Requirement: Quote every line as written. Omit pictures.

Source data:
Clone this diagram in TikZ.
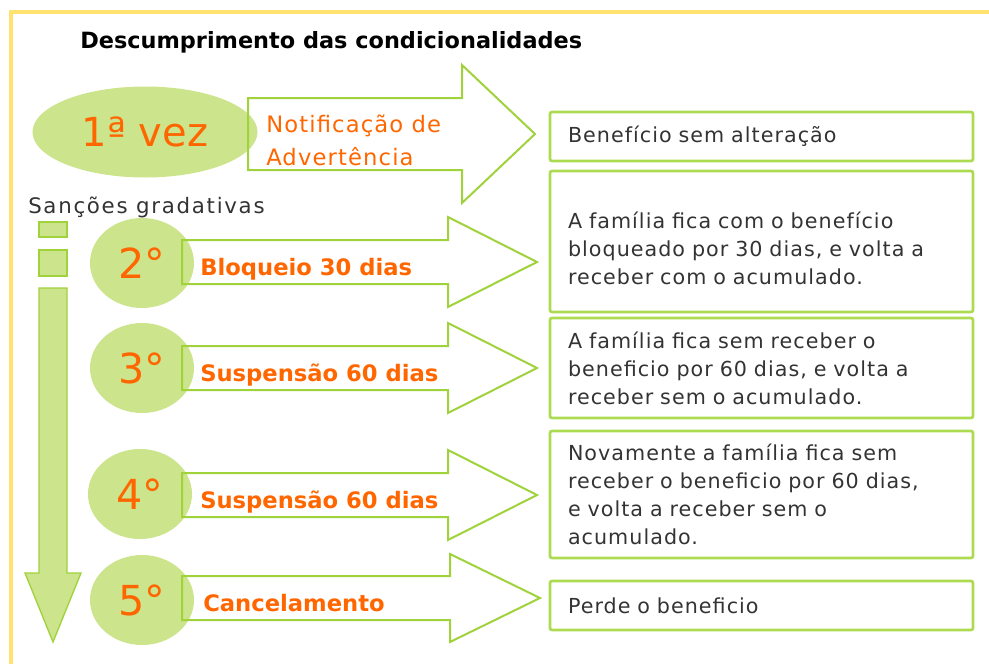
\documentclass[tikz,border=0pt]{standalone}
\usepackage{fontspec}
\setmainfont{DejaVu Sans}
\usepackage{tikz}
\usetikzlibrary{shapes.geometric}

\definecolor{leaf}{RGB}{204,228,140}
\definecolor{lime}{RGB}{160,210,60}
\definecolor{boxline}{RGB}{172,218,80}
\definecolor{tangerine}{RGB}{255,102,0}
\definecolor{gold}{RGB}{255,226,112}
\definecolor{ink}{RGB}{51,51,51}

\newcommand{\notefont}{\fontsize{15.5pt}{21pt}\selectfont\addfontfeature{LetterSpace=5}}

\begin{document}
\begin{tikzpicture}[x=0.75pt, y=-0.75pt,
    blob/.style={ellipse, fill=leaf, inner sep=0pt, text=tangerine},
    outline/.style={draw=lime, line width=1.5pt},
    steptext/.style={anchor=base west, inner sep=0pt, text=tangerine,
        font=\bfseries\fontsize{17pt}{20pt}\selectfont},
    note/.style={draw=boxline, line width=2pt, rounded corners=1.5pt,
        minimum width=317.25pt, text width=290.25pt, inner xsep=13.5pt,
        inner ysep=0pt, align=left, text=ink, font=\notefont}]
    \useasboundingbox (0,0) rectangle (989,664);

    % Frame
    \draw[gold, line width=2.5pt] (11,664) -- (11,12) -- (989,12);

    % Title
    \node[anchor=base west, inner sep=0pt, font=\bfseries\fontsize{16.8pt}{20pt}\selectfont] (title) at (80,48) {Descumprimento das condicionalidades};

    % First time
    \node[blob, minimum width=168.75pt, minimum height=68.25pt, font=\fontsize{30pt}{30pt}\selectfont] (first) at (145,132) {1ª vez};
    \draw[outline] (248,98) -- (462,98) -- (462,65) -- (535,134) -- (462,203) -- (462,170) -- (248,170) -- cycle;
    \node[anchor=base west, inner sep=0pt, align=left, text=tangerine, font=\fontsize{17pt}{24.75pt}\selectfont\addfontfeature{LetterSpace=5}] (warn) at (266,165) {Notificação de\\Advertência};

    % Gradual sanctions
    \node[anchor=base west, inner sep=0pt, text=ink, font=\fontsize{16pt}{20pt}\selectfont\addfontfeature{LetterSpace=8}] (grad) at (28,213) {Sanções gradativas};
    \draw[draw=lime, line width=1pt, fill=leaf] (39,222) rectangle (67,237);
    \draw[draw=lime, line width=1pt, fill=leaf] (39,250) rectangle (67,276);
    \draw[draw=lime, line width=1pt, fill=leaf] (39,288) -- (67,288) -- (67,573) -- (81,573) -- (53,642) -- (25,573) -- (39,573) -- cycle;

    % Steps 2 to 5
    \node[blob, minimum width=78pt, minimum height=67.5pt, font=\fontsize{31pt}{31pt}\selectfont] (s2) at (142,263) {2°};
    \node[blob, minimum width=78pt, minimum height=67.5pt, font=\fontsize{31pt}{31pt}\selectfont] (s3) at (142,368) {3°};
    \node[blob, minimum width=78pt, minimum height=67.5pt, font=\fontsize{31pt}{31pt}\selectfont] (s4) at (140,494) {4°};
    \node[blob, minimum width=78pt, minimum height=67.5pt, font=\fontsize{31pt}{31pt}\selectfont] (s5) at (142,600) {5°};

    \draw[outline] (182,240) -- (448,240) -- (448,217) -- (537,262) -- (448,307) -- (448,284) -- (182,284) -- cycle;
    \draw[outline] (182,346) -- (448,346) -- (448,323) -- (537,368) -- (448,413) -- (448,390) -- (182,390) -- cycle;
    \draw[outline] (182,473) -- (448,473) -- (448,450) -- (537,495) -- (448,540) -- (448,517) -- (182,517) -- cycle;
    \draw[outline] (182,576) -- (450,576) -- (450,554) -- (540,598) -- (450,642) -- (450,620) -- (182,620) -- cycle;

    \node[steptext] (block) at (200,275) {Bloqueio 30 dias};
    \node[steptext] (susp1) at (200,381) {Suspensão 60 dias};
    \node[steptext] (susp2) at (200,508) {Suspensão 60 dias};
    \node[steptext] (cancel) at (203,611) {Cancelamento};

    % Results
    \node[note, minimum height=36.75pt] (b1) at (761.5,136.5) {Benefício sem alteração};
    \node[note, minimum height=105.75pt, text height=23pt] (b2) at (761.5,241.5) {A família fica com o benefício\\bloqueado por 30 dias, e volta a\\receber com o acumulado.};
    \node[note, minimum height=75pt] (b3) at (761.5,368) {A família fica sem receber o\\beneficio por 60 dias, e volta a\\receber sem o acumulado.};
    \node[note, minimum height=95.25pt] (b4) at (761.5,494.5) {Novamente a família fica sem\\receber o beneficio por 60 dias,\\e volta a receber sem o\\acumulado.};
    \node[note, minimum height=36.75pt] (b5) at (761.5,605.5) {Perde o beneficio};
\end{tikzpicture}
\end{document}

Task output:
Clone this diagram in TikZ.
\documentclass[tikz,border=0pt]{standalone}
\usepackage{fontspec}
\setmainfont{DejaVu Sans}
\usepackage{tikz}
\usetikzlibrary{shapes.geometric}

\definecolor{leaf}{RGB}{204,228,140}
\definecolor{lime}{RGB}{160,210,60}
\definecolor{boxline}{RGB}{172,218,80}
\definecolor{tangerine}{RGB}{255,102,0}
\definecolor{gold}{RGB}{255,226,112}
\definecolor{ink}{RGB}{51,51,51}

\newcommand{\notefont}{\fontsize{15.5pt}{21pt}\selectfont\addfontfeature{LetterSpace=5}}

\begin{document}
\begin{tikzpicture}[x=0.75pt, y=-0.75pt,
    blob/.style={ellipse, fill=leaf, inner sep=0pt, text=tangerine},
    outline/.style={draw=lime, line width=1.5pt},
    steptext/.style={anchor=base west, inner sep=0pt, text=tangerine,
        font=\bfseries\fontsize{17pt}{20pt}\selectfont},
    note/.style={draw=boxline, line width=2pt, rounded corners=1.5pt,
        minimum width=317.25pt, text width=290.25pt, inner xsep=13.5pt,
        inner ysep=0pt, align=left, text=ink, font=\notefont}]
    \useasboundingbox (0,0) rectangle (989,664);

    % Frame
    \draw[gold, line width=2.5pt] (11,664) -- (11,12) -- (989,12);

    % Title
    \node[anchor=base west, inner sep=0pt, font=\bfseries\fontsize{16.8pt}{20pt}\selectfont] (title) at (80,48) {Descumprimento das condicionalidades};

    % First time
    \node[blob, minimum width=168.75pt, minimum height=68.25pt, font=\fontsize{30pt}{30pt}\selectfont] (first) at (145,132) {1ª vez};
    \draw[outline] (248,98) -- (462,98) -- (462,65) -- (535,134) -- (462,203) -- (462,170) -- (248,170) -- cycle;
    \node[anchor=base west, inner sep=0pt, align=left, text=tangerine, font=\fontsize{17pt}{24.75pt}\selectfont\addfontfeature{LetterSpace=5}] (warn) at (266,165) {Notificação de\\Advertência};

    % Gradual sanctions
    \node[anchor=base west, inner sep=0pt, text=ink, font=\fontsize{16pt}{20pt}\selectfont\addfontfeature{LetterSpace=8}] (grad) at (28,213) {Sanções gradativas};
    \draw[draw=lime, line width=1pt, fill=leaf] (39,222) rectangle (67,237);
    \draw[draw=lime, line width=1pt, fill=leaf] (39,250) rectangle (67,276);
    \draw[draw=lime, line width=1pt, fill=leaf] (39,288) -- (67,288) -- (67,573) -- (81,573) -- (53,642) -- (25,573) -- (39,573) -- cycle;

    % Steps 2 to 5
    \node[blob, minimum width=78pt, minimum height=67.5pt, font=\fontsize{31pt}{31pt}\selectfont] (s2) at (142,263) {2°};
    \node[blob, minimum width=78pt, minimum height=67.5pt, font=\fontsize{31pt}{31pt}\selectfont] (s3) at (142,368) {3°};
    \node[blob, minimum width=78pt, minimum height=67.5pt, font=\fontsize{31pt}{31pt}\selectfont] (s4) at (140,494) {4°};
    \node[blob, minimum width=78pt, minimum height=67.5pt, font=\fontsize{31pt}{31pt}\selectfont] (s5) at (142,600) {5°};

    \draw[outline] (182,240) -- (448,240) -- (448,217) -- (537,262) -- (448,307) -- (448,284) -- (182,284) -- cycle;
    \draw[outline] (182,346) -- (448,346) -- (448,323) -- (537,368) -- (448,413) -- (448,390) -- (182,390) -- cycle;
    \draw[outline] (182,473) -- (448,473) -- (448,450) -- (537,495) -- (448,540) -- (448,517) -- (182,517) -- cycle;
    \draw[outline] (182,576) -- (450,576) -- (450,554) -- (540,598) -- (450,642) -- (450,620) -- (182,620) -- cycle;

    \node[steptext] (block) at (200,275) {Bloqueio 30 dias};
    \node[steptext] (susp1) at (200,381) {Suspensão 60 dias};
    \node[steptext] (susp2) at (200,508) {Suspensão 60 dias};
    \node[steptext] (cancel) at (203,611) {Cancelamento};

    % Results
    \node[note, minimum height=36.75pt] (b1) at (761.5,136.5) {Benefício sem alteração};
    \node[note, minimum height=105.75pt, text height=23pt] (b2) at (761.5,241.5) {A família fica com o benefício\\bloqueado por 30 dias, e volta a\\receber com o acumulado.};
    \node[note, minimum height=75pt] (b3) at (761.5,368) {A família fica sem receber o\\beneficio por 60 dias, e volta a\\receber sem o acumulado.};
    \node[note, minimum height=95.25pt] (b4) at (761.5,494.5) {Novamente a família fica sem\\receber o beneficio por 60 dias,\\e volta a receber sem o\\acumulado.};
    \node[note, minimum height=36.75pt] (b5) at (761.5,605.5) {Perde o beneficio};
\end{tikzpicture}
\end{document}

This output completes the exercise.